JAMES CAMERON żałuje, że przez “Avatara” nie jest w stanie sam kręcić innych filmów
Avatar: Istota wody dobrze radzi sobie w kinach – niedawno przekroczył granicę miliarda dolarów zarobku na całym świecie, co zajęło mu zaledwie dwa tygodnie.

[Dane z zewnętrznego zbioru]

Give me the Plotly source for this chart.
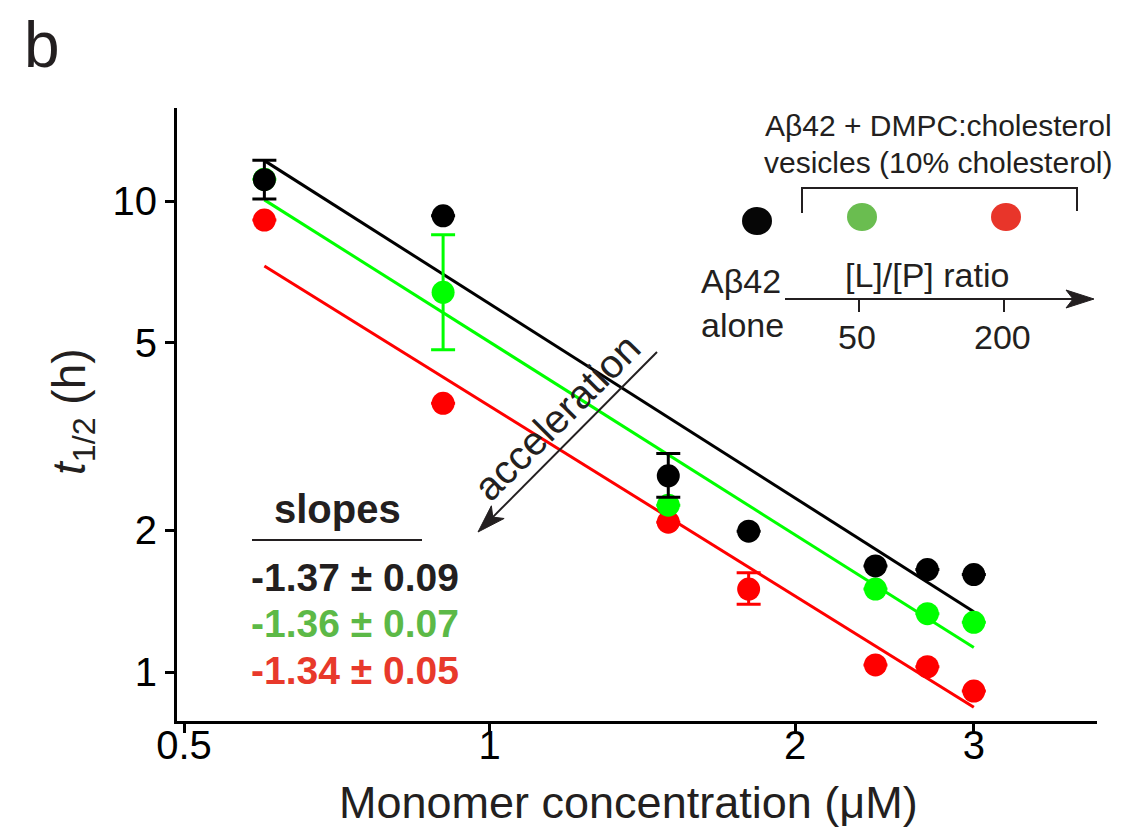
import numpy as np
import plotly.graph_objects as go

# ---------------- data ----------------
conc_alone = [0.6, 0.9, 1.5, 1.8, 2.4, 2.7, 3.0]
t_alone = [11.1, 9.3, 2.61, 1.99, 1.68, 1.65, 1.61]
err_alone_plus = [1.10, None, 0.30, None, None, None, None]
err_alone_minus = [1.00, None, 0.26, None, None, None, None]

conc_lp50 = [0.6, 0.9, 1.5, 2.4, 2.7, 3.0]
t_lp50 = [11.12, 6.4, 2.26, 1.50, 1.33, 1.275]
err_lp50_plus = [None, 2.08, None, None, None, None]
err_lp50_minus = [None, 1.57, None, None, None, None]

conc_lp200 = [0.6, 0.9, 1.5, 1.8, 2.4, 2.7, 3.0]
t_lp200 = [9.11, 3.72, 2.08, 1.50, 1.035, 1.026, 0.911]
err_lp200_plus = [None, None, None, 0.125, None, None, None]
err_lp200_minus = [None, None, None, 0.108, None, None, None]

fit_slopes = [-1.37, -1.36, -1.34]
fit_at_1uM = [6.05, 5.02, 3.67]
fit_range = [0.6, 3.0]
slope_labels = ["-1.37 ± 0.09", "-1.36 ± 0.07", "-1.34 ± 0.05"]

x_ticks = [0.5, 1, 2, 3]
x_ticklabels = ["0.5", "1", "2", "3"]
y_ticks = [1, 2, 5, 10]
y_ticklabels = ["1", "2", "5", "10"]

point_colors = ["#000000", "#00ff00", "#ff0000"]
text_colors = ["#231f20", "#5cb947", "#e8392b"]
legend_dot_colors = ["#060606", "#6abd50", "#e8352a"]

# ---------------- layout geometry (pixels) ----------------
W, H = 1122, 831
L, R, T, B = 177, 1097, 108, 721
PW, PH = R - L, B - T


def px(x):
    return (x - L) / PW


def py(y):
    return (B - y) / PH


FONT = "Liberation Sans, Arial, sans-serif"
DARK = "#231f20"

fig = go.Figure()

# fitted power-law lines
xf = np.array(fit_range)
for s, a, c in zip(fit_slopes, fit_at_1uM, point_colors):
    fig.add_trace(go.Scatter(x=xf, y=a * xf ** s, mode="lines",
                             line=dict(color=c, width=3), hoverinfo="skip"))

series = [
    (conc_lp200, t_lp200, err_lp200_plus, err_lp200_minus, point_colors[2]),
    (conc_lp50, t_lp50, err_lp50_plus, err_lp50_minus, point_colors[1]),
    (conc_alone, t_alone, err_alone_plus, err_alone_minus, point_colors[0]),
]
for xs, ys, ep, em, c in series:
    fig.add_trace(go.Scatter(
        x=xs, y=ys, mode="markers",
        marker=dict(color=c, size=23, line=dict(width=0)),
        error_y=dict(type="data", symmetric=False, array=ep, arrayminus=em,
                     color=c, thickness=3, width=12),
    ))

annotations = []
shapes = []


def text(x, y, s, size, color=DARK, anchor="center", angle=0):
    annotations.append(dict(x=px(x), y=py(y), xref="paper", yref="paper",
                            text=s, showarrow=False, textangle=angle,
                            font=dict(family=FONT, size=size, color=color),
                            xanchor=anchor, yanchor="middle"))


def arrow(x0, y0, x1, y1, head_len, head_half, notch, width=2):
    d = np.array([x1 - x0, y1 - y0], dtype=float)
    u = d / np.linalg.norm(d)
    n = np.array([-u[1], u[0]])
    tip = np.array([x1, y1], dtype=float)
    base = tip - u * head_len
    p1 = base + n * head_half
    p2 = base - n * head_half
    nt = tip - u * (head_len - notch)
    shapes.append(dict(type="line", xref="paper", yref="paper",
                       x0=px(x0), y0=py(y0), x1=px(nt[0]), y1=py(nt[1]),
                       line=dict(color=DARK, width=width)))
    path = "M {},{} L {},{} L {},{} L {},{} Z".format(
        px(tip[0]), py(tip[1]), px(p1[0]), py(p1[1]),
        px(nt[0]), py(nt[1]), px(p2[0]), py(p2[1]))
    shapes.append(dict(type="path", xref="paper", yref="paper", path=path,
                       fillcolor=DARK, line=dict(color=DARK, width=1)))


# panel letter
text(42, 45, "b", 64)

# axis titles
text(628, 802, "Monomer concentration (μM)", 45)
text(72, 412, "<i>t</i><sub>1/2</sub> (h)", 46, angle=-90)

# slopes box
text(337, 509, "<b>slopes</b>", 40)
shapes.append(dict(type="line", xref="paper", yref="paper",
                   x0=px(252), x1=px(422), y0=py(540), y1=py(540),
                   line=dict(color=DARK, width=2)))
for i, (lab, c) in enumerate(zip(slope_labels, text_colors)):
    text(249, 577 + 46.5 * i, "<b>" + lab + "</b>", 39, color=c, anchor="left")

# acceleration arrow
arrow(657, 352, 478, 532, 28, 9, 7)
text(557, 417, "acceleration", 40, angle=-45)

# custom legend
text(938, 126, "Aβ42 + DMPC:cholesterol", 30)
text(938, 163, "vesicles (10% cholesterol)", 30)
shapes.append(dict(type="path", xref="paper", yref="paper",
                   path=f"M {px(802)},{py(213)} L {px(802)},{py(188)} L {px(1077)},{py(188)} L {px(1077)},{py(211)}",
                   line=dict(color=DARK, width=2)))
for (cx, cy), c in zip([(757, 221), (862, 217), (1006, 217)], legend_dot_colors):
    shapes.append(dict(type="circle", xref="paper", yref="paper",
                       xsizemode="pixel", ysizemode="pixel",
                       xanchor=px(cx), yanchor=py(cy),
                       x0=-15, x1=15, y0=-14, y1=14,
                       fillcolor=c, line=dict(width=0)))
text(927, 275, "[L]/[P] ratio", 34)
text(699, 281, "Aβ42", 34, anchor="left")
text(699, 325, "alone", 34, anchor="left")
arrow(785, 299, 1094, 299, 28, 9, 7)
for tx, lab in zip([859, 1004], ["50", "200"]):
    shapes.append(dict(type="line", xref="paper", yref="paper",
                       x0=px(tx), x1=px(tx), y0=py(299), y1=py(312),
                       line=dict(color=DARK, width=2)))
    text(tx - 2, 337, lab, 34)

x_lo = np.log10(0.5) - (184 - L) / 1015
x_hi = x_lo + PW / 1015
y_lo = -(B - 672) / 471
y_hi = y_lo + PH / 471

fig.update_layout(
    width=W, height=H,
    margin=dict(l=L, r=W - R, t=T, b=H - B),
    paper_bgcolor="white", plot_bgcolor="white",
    showlegend=False,
    annotations=annotations, shapes=shapes,
    xaxis=dict(type="log", range=[x_lo, x_hi], tickvals=x_ticks, ticktext=x_ticklabels,
               showgrid=False, zeroline=False, showline=True, linecolor="black", linewidth=3,
               ticks="outside", ticklen=9, tickwidth=3, tickcolor="black",
               ticklabelstandoff=-22,
               tickfont=dict(family=FONT, size=40, color="black")),
    yaxis=dict(type="log", range=[y_lo, y_hi], tickvals=y_ticks, ticktext=y_ticklabels,
               showgrid=False, zeroline=False, showline=True, linecolor="black", linewidth=3,
               ticks="outside", ticklen=9, tickwidth=3, tickcolor="black",
               tickfont=dict(family=FONT, size=40, color="black")),
)

fig.write_html("out.html")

Z informacji wynika, że film kosztował 350 milionów dolarów (nie licząc kosztów marketingu) i potrzebuje około 2 miliardy dolarów, żeby wyjść na zero. Od ostatecznych wyników filmu zależy, czy Cameron nakręci pięć części serii, czy zakończy na trylogii. Reżyser został ostatnio spytany, czy żałuje, że przez poświęcenie lat na pracę nad Avatarami, nie jest w stanie realizować innych historii. Pytanie brzmiało:
Spędziłeś 25 lat w świecie Avatara. Na pewno masz wiele pomysłów/historii, które chciałbyś przedstawić? Żałujesz, że nie możesz tego zrobić?
Cameron odparł:
Dwa przemyślenia w odpowiedzi na to pytanie. Po pierwsze, świat Avatara jest tak rozległy, że mogę opowiedzieć większość historii, które mam w głowie i wypróbować różne techniki. Po drugie… Tak, nasz czas jako artystów jest ograniczony. Zawsze będę żałować, że są opowieści, których nie jestem w stanie pokazać. Czuję jednak satysfakcję, gdy inni reżyserzy chcą zagłębiać się w moje pomysły, jak Kathryn Bigelow przy “Dziwnych dniach” czy Robert Rodriguez przy “Alicie”. Czekam na więcej podobnych współprac.
Pierwszy Avatar znajduje się na szczycie najlepiej zarabiających filmów wszech czasów, mając na koncie 2,97 miliarda dolarów.